In recent months, cyber-bullying has resulted in the tragic suicides of several teens and has received unprecedented media attention.

Now, outraged parents and educators are demanding that laws be written to deal specifically with cyber-bullying in order to prevent it before it’s too late. Actually, 44 states already have laws regarding bullying and 30 of those states have also outlawed bullying via the Internet and phones.

But do these laws really prevent bullying, especially in the relative anarchy and anonymity of the Internet? And who is responsible for enforcing them?

Three Arguments in Favor of Cyber-Bullying Legislation

1. Cyber-bullying is even more devastating than the old-fashioned kind

According to a survey of more than 800 teens, 35% suffered Internet harassment in the past year. According to an expert at the Ohio Suicide Prevention Foundation, cyber-bullying is more harmful than in-person bullying because it can happen at any time. Getting shoved around in the locker room is embarrassing, but it’s unlikely that thousands of people would witness the humiliation, as they can on the Internet. Worse yet, the cyber-bullies can remain completely anonymous.

kids in a classroom2. Cyber-bullying interferes with a child’s right to an education

According to this opinion, a culture of intimidation in a school usually occurs when educators have given up on trying to stop bullying at all. Cyber-bullying laws are the result of frustration on the part of legislators who want to hold teachers and principals accountable for what goes on under their noses.

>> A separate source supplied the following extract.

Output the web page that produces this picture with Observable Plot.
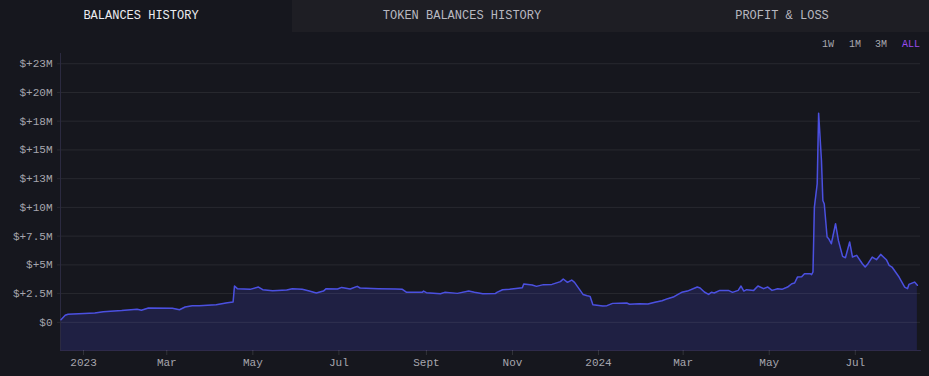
<!DOCTYPE html>
<html><head><meta charset="utf-8">
<script src="https://cdn.jsdelivr.net/npm/d3@7"></script>
<script src="https://cdn.jsdelivr.net/npm/@observablehq/plot@0.6"></script>
<style>
html,body{margin:0;padding:0;background:#16171e;width:929px;height:376px;overflow:hidden;font-family:"Liberation Mono","DejaVu Sans Mono",monospace;}
#tabs{position:absolute;left:0;top:0;width:929px;height:32px;background:#1e1e24;}
#tab0{position:absolute;left:0;top:0;width:292px;height:32px;background:#16171e;}
.lbl{position:absolute;top:0;height:32px;line-height:32px;font-size:12px;color:#b8b8c0;transform:translateX(-50%);white-space:nowrap;}
.lbl.active{color:#ececf0;}
.rng{position:absolute;top:39px;font-size:10px;line-height:12px;color:#a8a8b0;transform:translateX(-50%);}
.rng.on{color:#9b4cf0;}
#chart{position:absolute;left:0;top:40px;}
</style></head>
<body>
<div id="tabs"><div id="tab0"></div></div>
<div id="ranges"></div>
<div id="chart"></div>
<script>
const tabs = ["BALANCES HISTORY", "TOKEN BALANCES HISTORY", "PROFIT & LOSS"];
const ranges = ["1W", "1M", "3M", "ALL"];
const yTicks = [0, 2.5, 5, 7.5, 10, 12.5, 15, 17.5, 20, 22.5];
const yLabels = ["$0", "$+2.5M", "$+5M", "$+7.5M", "$+10M", "$+13M", "$+15M", "$+18M", "$+20M", "$+23M"];
const xTickDates = ["2023-01-01","2023-03-01","2023-05-01","2023-07-01","2023-09-01","2023-11-01","2024-01-01","2024-03-01","2024-05-01","2024-07-01"];
const xLabels = ["2023","Mar","May","Jul","Sept","Nov","2024","Mar","May","Jul"];

const dates = ["2022-12-16","2022-12-19","2022-12-21","2023-01-09","2023-01-15","2023-01-28","2023-02-08","2023-02-11","2023-02-16","2023-03-05","2023-03-10","2023-03-14","2023-03-19","2023-03-24","2023-04-05","2023-04-13","2023-04-17","2023-04-18","2023-04-20","2023-04-29","2023-05-05","2023-05-08","2023-05-15","2023-05-25","2023-05-29","2023-06-05","2023-06-10","2023-06-15","2023-06-20","2023-06-22","2023-06-30","2023-07-03","2023-07-09","2023-07-14","2023-07-16","2023-07-29","2023-08-10","2023-08-15","2023-08-18","2023-08-29","2023-08-30","2023-09-01","2023-09-11","2023-09-14","2023-09-23","2023-10-01","2023-10-05","2023-10-11","2023-10-20","2023-10-21","2023-10-25","2023-10-30","2023-11-08","2023-11-09","2023-11-15","2023-11-18","2023-11-23","2023-11-29","2023-12-05","2023-12-07","2023-12-10","2023-12-13","2023-12-15","2023-12-17","2023-12-21","2023-12-24","2023-12-26","2023-12-28","2024-01-04","2024-01-07","2024-01-11","2024-01-21","2024-01-23","2024-01-30","2024-02-05","2024-02-10","2024-02-15","2024-02-19","2024-02-23","2024-02-26","2024-02-29","2024-03-04","2024-03-11","2024-03-13","2024-03-16","2024-03-19","2024-03-21","2024-03-23","2024-03-27","2024-04-02","2024-04-05","2024-04-09","2024-04-11","2024-04-13","2024-04-15","2024-04-20","2024-04-23","2024-04-27","2024-04-30","2024-05-03","2024-05-07","2024-05-10","2024-05-14","2024-05-17","2024-05-19","2024-05-21","2024-05-24","2024-05-26","2024-05-30","2024-05-31","2024-06-01","2024-06-02","2024-06-04","2024-06-05","2024-06-07","2024-06-08","2024-06-09","2024-06-11","2024-06-12","2024-06-14","2024-06-17","2024-06-19","2024-06-22","2024-06-24","2024-06-27","2024-06-29","2024-07-02","2024-07-06","2024-07-08","2024-07-10","2024-07-13","2024-07-16","2024-07-19","2024-07-23","2024-07-25","2024-07-27","2024-08-01","2024-08-05","2024-08-07","2024-08-08","2024-08-12","2024-08-14"];
const balances = [0.23,0.61,0.70,0.81,0.93,1.02,1.13,1.05,1.25,1.22,1.10,1.33,1.45,1.45,1.54,1.71,1.77,3.16,2.93,2.87,3.07,2.84,2.75,2.81,2.93,2.87,2.72,2.55,2.72,2.93,2.90,3.04,2.90,3.13,2.99,2.93,2.90,2.87,2.61,2.61,2.72,2.58,2.49,2.61,2.52,2.72,2.61,2.49,2.52,2.61,2.84,2.87,3.01,3.33,3.25,3.13,3.28,3.30,3.54,3.77,3.48,3.68,3.48,3.13,2.43,2.32,2.26,1.54,1.42,1.45,1.65,1.68,1.57,1.62,1.59,1.74,1.88,2.06,2.20,2.41,2.61,2.72,3.07,2.99,2.64,2.43,2.61,2.55,2.78,2.78,2.61,2.78,3.16,2.72,2.84,2.78,3.16,2.93,3.07,2.78,2.93,2.87,3.07,3.36,3.42,3.94,3.97,4.23,4.23,4.15,4.38,10.03,12.06,18.2,14.1,10.6,10.3,7.42,7.3,6.84,8.58,7.13,5.74,5.62,6.99,5.68,5.83,5.10,4.81,5.10,5.68,5.45,5.91,5.45,4.96,4.81,3.94,3.07,2.93,3.30,3.50,3.22];

// header
const tabCenters = [141, 462, 782];
const tabsEl = document.getElementById("tabs");
tabs.forEach((t, i) => {
  const s = document.createElement("span");
  s.className = "lbl" + (i === 0 ? " active" : "");
  s.style.left = tabCenters[i] + "px";
  s.textContent = t;
  tabsEl.appendChild(s);
});
const rangeCenters = [828, 855, 881, 911];
const rEl = document.getElementById("ranges");
ranges.forEach((r, i) => {
  const s = document.createElement("span");
  s.className = "rng" + (r === "ALL" ? " on" : "");
  s.style.left = rangeCenters[i] + "px";
  s.textContent = r;
  rEl.appendChild(s);
});

const data = dates.map((d, i) => ({date: new Date(d + "T00:00:00Z"), value: balances[i]}));
const yMin = -2.45, yMax = 23.39;
const xTicks = xTickDates.map(d => new Date(d + "T00:00:00Z"));
const yLabelMap = new Map(yTicks.map((v, i) => [v, yLabels[i]]));
const xLabelMap = new Map(xTicks.map((d, i) => [+d, xLabels[i]]));

const chart = Plot.plot({
  width: 929,
  height: 336,
  marginTop: 13,
  marginBottom: 26,
  marginLeft: 60,
  marginRight: 9,
  style: {background: "transparent", color: "#a6a6ae", fontFamily: "Liberation Mono, DejaVu Sans Mono, monospace", fontSize: "11px"},
  x: {type: "utc", domain: [new Date(Date.UTC(2022, 11, 15, 16)), new Date(Date.UTC(2024, 7, 16, 5))]},
  y: {domain: [yMin, yMax]},
  marks: [
    Plot.areaY(data, {x: "date", y1: yMin, y2: "value", fill: "#1f2043"}),
    Plot.ruleY(yTicks, {stroke: "#ffffff", strokeOpacity: 0.08}),
    Plot.axisY({ticks: yTicks, tickFormat: d => yLabelMap.get(d), tickSize: 3, tickPadding: 5, stroke: "#ffffff", strokeOpacity: 0.08, label: null}),
    Plot.frame({anchor: "left", stroke: "#2b2a40"}),
    Plot.frame({anchor: "bottom", stroke: "#2e2a4a"}),
    Plot.lineY(data, {x: "date", y: "value", stroke: "#4b50e0", strokeWidth: 1.5}),
    Plot.axisX({ticks: xTicks, tickFormat: d => xLabelMap.get(+d), tickSize: 5, tickPadding: 3, stroke: "#ffffff", strokeOpacity: 0.12, label: null})
  ]
});
document.getElementById("chart").appendChild(chart);
</script>
</body></html>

3. Cyber-bullying invades children’s privacy…forever

So much of cyber-bullying tends to involve posting terribly personal information (sometimes true, sometimes false) about another person in a very public place. That information can remain searchable and retrievable long after the bullying stops and the victim has reached adulthood. This lawyer believes that laws must evolve to address how people communicate with each other and to deter future bullying with a legal means to prosecute bullies.

Three Arguments Opposed to Cyber-Bullying Legislation

1. Laws make teachers responsible for what kids do at home

Laws in 19 states require public schools to have anti-bullying policies that cover incidents of cyber-bullying that take place outside of school. They also require schools to provide anti-cyber-bullying training as part of their current bullying training for school employees.

Some experts have suggested that schools are treading on thin ice when they try to regulate off-campus behavior. But some courts have upheld the discipline if schools can prove that bullying interferes with a student’s education.

2. Laws make bullying worse

There must be a reason why both the American Psychological Association and the National Association of School Psychologists have issued research-based opinion papers recommending that schools refrain from punishing bullies as a matter of policy.

According to this article, 86% of published studies show that school anti-bullying programs either had no benefit or made the problem even worse. 14% of published studies showed that anti-bullying programs produced a minor reduction in bullying. Not one study showed a major reduction in bullying.

3. Laws infringe on freedom of speech

Each state addresses electronic forms of harassment differently. For example, in Wisconsin it is a misdemeanor crime to threaten to “inflict injury or personal harm” via the Internet. It is also illegal to “harass, annoy or otherwise offend” another person electronically.

“Annoy or otherwise offend”? Isn’t that the whole point of the Internet?

While cyber-bullying laws have been written with teenagers in mind, many legislators have discussed the potential chilling effect that these laws could have on provocative speech, which is rampant on the Internet. Politicians, businesspeople, authors and academics all regularly post intentionally annoying things about each other online. Would they be subject to lawsuits?

What do you think, if anything, should be done about cyber-bullying?